Y en este desmoronamiento la cara suele tener una cruz que profundiza el mal. Las prisas del Gobierno por aforar al Rey Padre serían una simple discusión de procedimiento si no apuntasen de lleno a la realidad oxidada de la Justicia española, algo de difícil solución y más graves que los deslices del ciudadano Juan Carlos de Borbón. El Gobierno desconfía de la independencia de un juez honrado y desvía los posibles casos al Tribunal Supremo, porque sabe que el poder judicial no es independiente en España y está al servicio de los partidos del Régimen. Esto sí envilece la vida democrática: las sospechas de un Gobierno sobre los jueces de la nación y su confianza razonable en la actitud sumisa del Poder Judicial.
Sospechas y confianzas, todo revuelto en el país desmoronado. El Gobierno pervierte el lenguaje para mentir y mancha con una trampa lingüística todo lo que toca. Afirma que defiende los derechos de la mujer cuando promueve una ley sobre interrupción del embarazo que supone una agresión dogmática sobre su libertad. Vende como medida electoralista una reforma fiscal y una rebaja de impuestos que en realidad suponen nuevos privilegios para las rentas más altas y nuevas infamias contra la clase media y los sectores más débiles de la sociedad. Llama responsabilidad de Estado a la perpetua improvisación en manos de unos insensatos.

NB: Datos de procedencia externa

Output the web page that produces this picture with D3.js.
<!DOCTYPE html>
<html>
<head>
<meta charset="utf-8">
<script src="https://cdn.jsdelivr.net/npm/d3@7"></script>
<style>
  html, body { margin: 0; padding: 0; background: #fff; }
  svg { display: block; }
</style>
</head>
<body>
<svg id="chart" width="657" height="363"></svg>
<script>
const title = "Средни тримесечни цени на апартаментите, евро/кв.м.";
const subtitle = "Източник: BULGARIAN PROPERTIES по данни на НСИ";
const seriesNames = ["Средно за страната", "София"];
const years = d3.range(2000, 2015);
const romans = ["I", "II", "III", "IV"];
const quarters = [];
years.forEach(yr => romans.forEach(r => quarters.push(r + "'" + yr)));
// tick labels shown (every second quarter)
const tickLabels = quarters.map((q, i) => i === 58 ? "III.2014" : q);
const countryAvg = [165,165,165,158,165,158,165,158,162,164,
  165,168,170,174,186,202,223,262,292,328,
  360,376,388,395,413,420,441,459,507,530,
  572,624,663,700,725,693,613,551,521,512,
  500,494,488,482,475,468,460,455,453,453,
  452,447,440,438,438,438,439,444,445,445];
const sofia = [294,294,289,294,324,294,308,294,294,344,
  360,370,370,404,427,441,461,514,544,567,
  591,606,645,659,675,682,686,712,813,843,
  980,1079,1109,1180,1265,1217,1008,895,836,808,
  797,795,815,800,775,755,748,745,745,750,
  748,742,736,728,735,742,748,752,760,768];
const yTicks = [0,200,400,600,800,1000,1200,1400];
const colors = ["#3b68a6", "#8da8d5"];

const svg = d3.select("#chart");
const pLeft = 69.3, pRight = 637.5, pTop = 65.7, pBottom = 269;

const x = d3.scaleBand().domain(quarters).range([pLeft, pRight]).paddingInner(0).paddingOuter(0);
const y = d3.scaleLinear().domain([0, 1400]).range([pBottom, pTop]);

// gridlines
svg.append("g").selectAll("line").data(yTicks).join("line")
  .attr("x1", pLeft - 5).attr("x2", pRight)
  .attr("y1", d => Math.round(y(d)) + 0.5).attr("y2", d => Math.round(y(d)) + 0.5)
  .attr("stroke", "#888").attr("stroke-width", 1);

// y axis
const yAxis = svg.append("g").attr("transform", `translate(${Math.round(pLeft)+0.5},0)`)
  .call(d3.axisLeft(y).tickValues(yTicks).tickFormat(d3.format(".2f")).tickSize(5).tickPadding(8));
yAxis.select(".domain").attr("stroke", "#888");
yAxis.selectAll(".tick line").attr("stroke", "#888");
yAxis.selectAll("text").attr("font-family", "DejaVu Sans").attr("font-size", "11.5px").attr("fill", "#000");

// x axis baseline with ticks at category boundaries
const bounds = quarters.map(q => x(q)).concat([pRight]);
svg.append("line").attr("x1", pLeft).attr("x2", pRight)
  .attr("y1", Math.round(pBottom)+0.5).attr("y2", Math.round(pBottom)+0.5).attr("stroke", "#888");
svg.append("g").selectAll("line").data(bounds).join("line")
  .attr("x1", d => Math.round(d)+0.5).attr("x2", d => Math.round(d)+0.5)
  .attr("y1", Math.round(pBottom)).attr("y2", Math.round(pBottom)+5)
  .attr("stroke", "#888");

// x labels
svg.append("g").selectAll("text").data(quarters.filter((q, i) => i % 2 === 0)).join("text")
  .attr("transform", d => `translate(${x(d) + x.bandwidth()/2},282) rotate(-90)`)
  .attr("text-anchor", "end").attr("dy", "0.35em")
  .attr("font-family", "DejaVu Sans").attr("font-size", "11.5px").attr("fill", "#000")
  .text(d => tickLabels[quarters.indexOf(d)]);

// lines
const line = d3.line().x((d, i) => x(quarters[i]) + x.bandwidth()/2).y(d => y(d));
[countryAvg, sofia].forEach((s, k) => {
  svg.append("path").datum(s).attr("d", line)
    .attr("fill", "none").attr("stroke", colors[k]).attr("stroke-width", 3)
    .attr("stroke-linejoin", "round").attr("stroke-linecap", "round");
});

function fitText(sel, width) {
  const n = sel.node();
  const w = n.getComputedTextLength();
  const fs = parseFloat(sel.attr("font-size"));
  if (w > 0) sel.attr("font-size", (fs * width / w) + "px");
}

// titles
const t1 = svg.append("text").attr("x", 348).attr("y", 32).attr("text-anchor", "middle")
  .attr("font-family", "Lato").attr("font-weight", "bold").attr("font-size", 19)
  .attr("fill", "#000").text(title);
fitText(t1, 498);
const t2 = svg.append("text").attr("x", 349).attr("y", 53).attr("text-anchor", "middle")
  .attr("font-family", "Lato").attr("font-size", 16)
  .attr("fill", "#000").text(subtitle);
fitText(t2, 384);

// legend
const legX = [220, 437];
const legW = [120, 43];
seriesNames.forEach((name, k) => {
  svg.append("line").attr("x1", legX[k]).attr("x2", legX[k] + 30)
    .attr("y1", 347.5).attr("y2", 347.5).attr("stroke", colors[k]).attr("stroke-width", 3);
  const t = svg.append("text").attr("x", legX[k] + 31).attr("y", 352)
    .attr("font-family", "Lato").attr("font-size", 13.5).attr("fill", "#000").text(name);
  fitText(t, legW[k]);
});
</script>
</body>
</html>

Sus actitudes desacreditan la política, generan lodo. Pero el lodo juaga a su favor. La gente desprecia la política, opina de manera suicida sobre la inutilidad de la política, olvidándose de que la política es muy eficaz a la hora de preparar las corrupciones, humillar a la Justicia y generar medidas que favorezcan la acumulación de la riqueza en pocas manos, la degradación laboral y el empobrecimiento de la mayoría.
Por eso hay tristezas que dan calor. Willy Meyer, eurodiputado de Izquierda Unida, acaba de dimitir al hacerse público que participó en un plan de pensiones facilitado por el Parlamento Europeo. Dinero en una sicav y en paraísos fiscales… En el mismo plan han participado Arias Cañete, Rosa Díez, Elena Valenciano y otros muchos diputados europeos. Puede tratarse de una costumbre, un malentendido, un desconocimiento, un error, una mezquindad más de la eurozona. En cualquier caso, se trata de un asunto que no es asumible así como así en una idea ética de la democracia. Sin poner en duda la decencia de la persona, se puede reconocer la inconveniencia de la práctica. Y eso es lo que ha hecho Willy Meyer al dimitir, demostrando que no todos los políticos son iguales. No son iguales, como tampoco son iguales sus votantes. Una decisión sólida en medio del desmoronamiento.